══ DATA FOR PROCESSING ══
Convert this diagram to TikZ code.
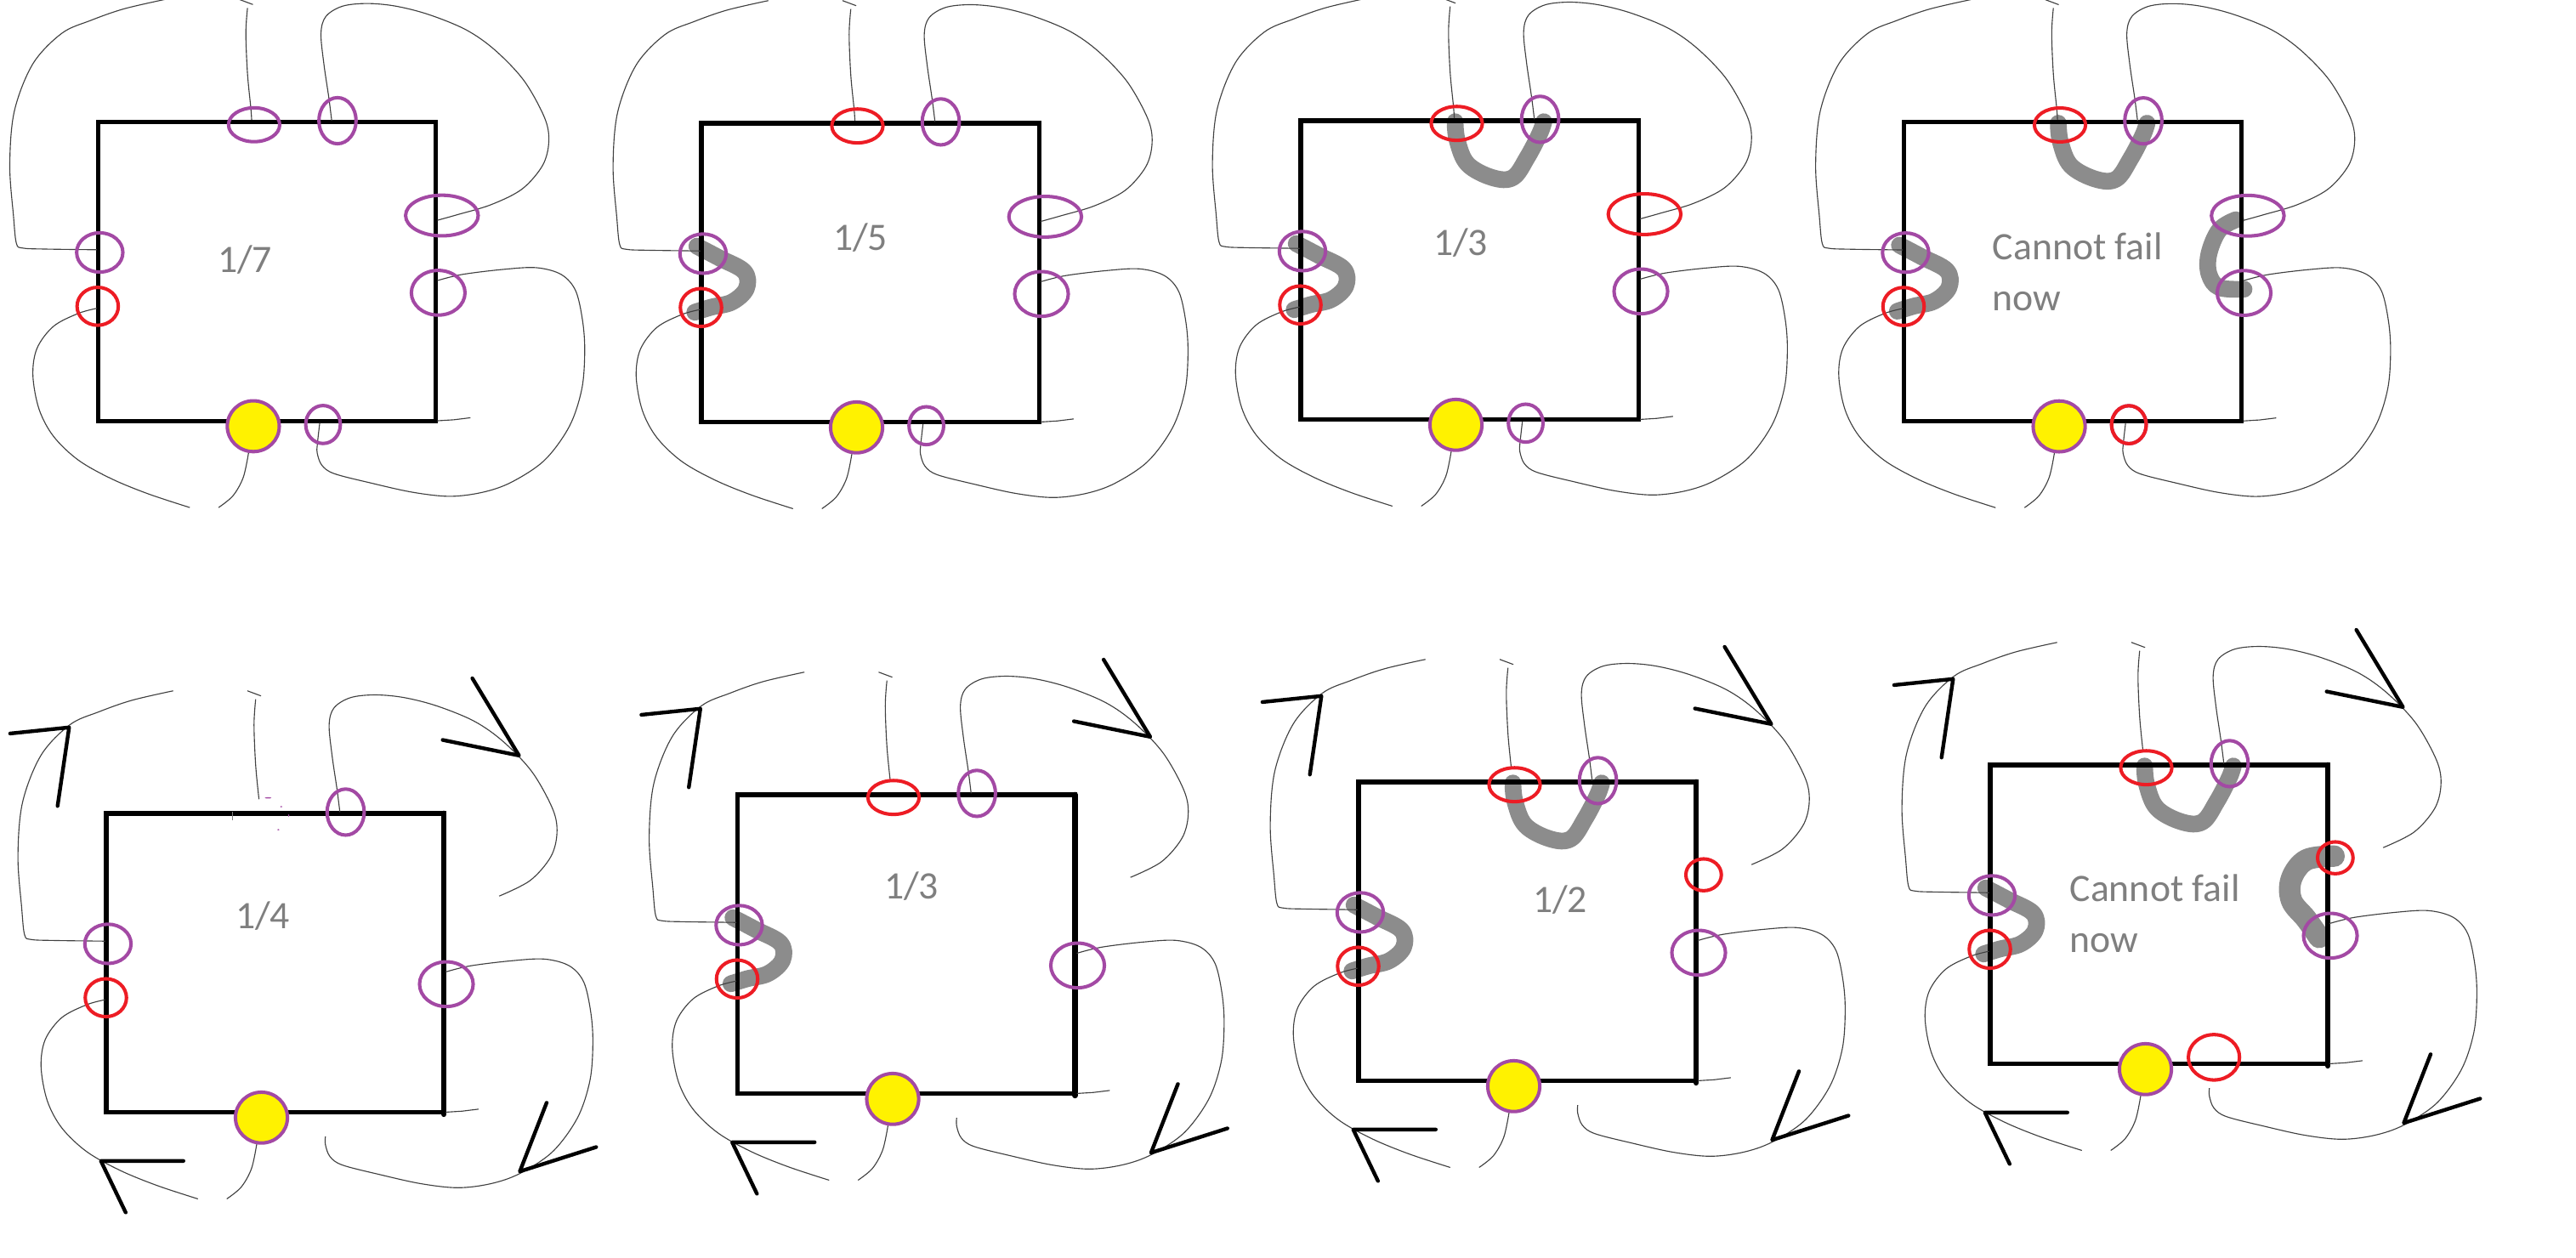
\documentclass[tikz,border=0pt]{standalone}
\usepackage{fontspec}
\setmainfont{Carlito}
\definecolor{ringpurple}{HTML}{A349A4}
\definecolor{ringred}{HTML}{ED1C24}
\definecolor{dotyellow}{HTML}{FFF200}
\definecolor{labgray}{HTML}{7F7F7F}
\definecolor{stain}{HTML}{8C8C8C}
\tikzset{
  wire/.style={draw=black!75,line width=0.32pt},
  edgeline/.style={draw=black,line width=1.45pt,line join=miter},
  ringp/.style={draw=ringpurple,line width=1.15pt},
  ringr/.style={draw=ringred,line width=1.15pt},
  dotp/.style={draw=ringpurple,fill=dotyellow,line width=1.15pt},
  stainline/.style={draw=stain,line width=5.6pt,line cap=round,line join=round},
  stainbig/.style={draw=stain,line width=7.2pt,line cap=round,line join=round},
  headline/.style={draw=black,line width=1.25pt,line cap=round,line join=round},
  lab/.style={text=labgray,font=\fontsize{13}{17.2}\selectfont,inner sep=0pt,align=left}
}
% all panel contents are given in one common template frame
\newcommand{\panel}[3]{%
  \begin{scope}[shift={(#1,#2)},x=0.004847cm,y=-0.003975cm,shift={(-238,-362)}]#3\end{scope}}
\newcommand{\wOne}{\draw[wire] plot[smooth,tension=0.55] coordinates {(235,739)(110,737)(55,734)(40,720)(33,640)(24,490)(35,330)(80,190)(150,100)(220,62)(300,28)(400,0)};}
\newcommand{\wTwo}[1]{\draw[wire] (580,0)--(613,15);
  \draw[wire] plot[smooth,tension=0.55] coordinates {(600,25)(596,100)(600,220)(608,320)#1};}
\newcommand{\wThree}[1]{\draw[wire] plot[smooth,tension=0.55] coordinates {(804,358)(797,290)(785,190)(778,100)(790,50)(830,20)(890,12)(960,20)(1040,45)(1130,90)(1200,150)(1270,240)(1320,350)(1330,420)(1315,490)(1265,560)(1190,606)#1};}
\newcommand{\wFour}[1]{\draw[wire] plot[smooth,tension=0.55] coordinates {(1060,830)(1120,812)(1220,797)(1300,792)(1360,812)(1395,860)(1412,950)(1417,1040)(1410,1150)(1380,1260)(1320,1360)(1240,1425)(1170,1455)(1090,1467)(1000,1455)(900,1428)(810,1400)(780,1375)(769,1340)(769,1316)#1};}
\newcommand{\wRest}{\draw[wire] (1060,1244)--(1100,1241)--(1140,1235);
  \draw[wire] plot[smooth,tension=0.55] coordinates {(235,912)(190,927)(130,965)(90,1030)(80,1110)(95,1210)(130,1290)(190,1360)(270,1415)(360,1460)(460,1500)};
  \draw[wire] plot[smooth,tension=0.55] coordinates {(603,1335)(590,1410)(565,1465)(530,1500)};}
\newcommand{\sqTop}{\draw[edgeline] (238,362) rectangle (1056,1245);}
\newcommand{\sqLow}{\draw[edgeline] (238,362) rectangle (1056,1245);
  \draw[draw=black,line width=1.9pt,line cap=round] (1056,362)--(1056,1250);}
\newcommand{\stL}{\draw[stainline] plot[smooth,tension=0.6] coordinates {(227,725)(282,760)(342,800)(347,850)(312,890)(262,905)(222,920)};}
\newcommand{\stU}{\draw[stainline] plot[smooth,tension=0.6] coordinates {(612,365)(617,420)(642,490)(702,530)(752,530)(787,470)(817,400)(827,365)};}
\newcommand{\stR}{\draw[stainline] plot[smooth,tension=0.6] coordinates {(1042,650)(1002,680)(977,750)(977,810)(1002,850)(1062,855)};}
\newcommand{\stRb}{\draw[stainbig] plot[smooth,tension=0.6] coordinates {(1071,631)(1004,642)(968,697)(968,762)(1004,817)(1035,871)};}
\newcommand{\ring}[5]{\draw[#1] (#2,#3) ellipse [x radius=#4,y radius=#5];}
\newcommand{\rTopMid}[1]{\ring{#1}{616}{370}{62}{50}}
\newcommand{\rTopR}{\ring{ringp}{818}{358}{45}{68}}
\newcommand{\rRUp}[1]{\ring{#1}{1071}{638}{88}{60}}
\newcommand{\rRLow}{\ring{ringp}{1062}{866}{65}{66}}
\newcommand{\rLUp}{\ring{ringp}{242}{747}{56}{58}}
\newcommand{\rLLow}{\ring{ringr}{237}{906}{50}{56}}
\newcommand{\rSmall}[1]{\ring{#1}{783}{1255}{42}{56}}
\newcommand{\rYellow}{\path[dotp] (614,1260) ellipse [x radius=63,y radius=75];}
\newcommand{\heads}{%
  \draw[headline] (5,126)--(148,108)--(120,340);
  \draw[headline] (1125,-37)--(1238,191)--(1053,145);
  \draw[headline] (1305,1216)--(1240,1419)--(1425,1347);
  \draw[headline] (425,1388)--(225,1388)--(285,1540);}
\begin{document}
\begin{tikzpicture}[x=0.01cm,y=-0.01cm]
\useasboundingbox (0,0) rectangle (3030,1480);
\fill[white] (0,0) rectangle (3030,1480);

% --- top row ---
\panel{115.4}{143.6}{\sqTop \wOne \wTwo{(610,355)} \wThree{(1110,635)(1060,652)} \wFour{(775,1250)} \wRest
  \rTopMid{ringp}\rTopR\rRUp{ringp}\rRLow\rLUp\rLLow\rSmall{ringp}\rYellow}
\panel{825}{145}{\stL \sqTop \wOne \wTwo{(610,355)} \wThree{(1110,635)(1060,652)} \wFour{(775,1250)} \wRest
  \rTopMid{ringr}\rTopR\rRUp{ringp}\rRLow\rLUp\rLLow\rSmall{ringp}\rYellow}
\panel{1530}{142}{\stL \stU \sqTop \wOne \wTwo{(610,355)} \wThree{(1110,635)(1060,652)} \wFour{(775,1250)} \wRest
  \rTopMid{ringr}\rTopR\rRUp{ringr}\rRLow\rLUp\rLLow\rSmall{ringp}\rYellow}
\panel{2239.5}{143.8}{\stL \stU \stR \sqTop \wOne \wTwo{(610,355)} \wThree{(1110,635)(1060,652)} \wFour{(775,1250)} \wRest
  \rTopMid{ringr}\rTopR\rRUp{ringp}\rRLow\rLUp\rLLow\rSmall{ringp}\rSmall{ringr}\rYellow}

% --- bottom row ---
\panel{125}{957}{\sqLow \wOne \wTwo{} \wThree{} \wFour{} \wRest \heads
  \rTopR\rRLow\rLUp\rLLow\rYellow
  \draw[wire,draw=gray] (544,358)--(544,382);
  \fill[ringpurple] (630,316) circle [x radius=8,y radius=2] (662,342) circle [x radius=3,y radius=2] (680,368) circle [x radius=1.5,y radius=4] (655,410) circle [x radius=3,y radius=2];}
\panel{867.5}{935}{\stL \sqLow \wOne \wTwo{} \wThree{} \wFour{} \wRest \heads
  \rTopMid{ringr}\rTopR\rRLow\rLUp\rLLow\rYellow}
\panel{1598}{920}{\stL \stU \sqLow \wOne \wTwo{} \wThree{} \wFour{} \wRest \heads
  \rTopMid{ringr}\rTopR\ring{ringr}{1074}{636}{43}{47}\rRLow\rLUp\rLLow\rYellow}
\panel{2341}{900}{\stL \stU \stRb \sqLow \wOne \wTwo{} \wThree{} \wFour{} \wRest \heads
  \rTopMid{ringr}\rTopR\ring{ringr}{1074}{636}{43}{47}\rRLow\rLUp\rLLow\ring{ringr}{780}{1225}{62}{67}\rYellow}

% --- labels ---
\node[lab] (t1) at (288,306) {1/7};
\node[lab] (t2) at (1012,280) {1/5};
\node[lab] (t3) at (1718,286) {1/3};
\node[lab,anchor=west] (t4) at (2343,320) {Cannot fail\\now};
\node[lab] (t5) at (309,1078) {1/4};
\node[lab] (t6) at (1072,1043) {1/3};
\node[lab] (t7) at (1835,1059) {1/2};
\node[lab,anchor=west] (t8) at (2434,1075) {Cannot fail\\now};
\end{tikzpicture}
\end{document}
═══
══ DATA FOR PROCESSING ══
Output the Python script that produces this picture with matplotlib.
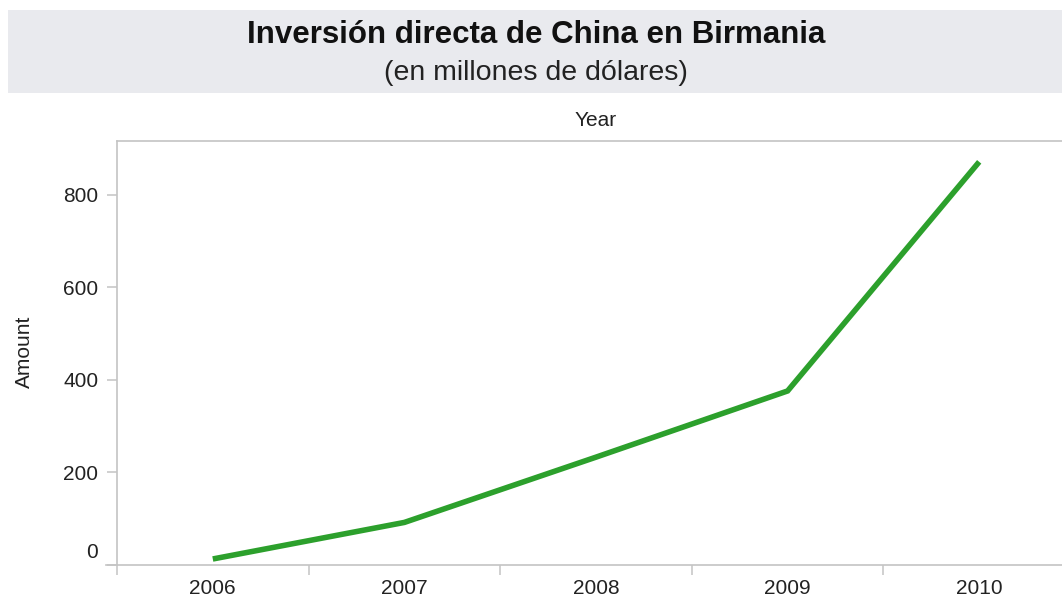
═══
[EXERCISE]
Across the entries, how many lines hold the word "this"? Say only the number.

[TASK OUTPUT]
2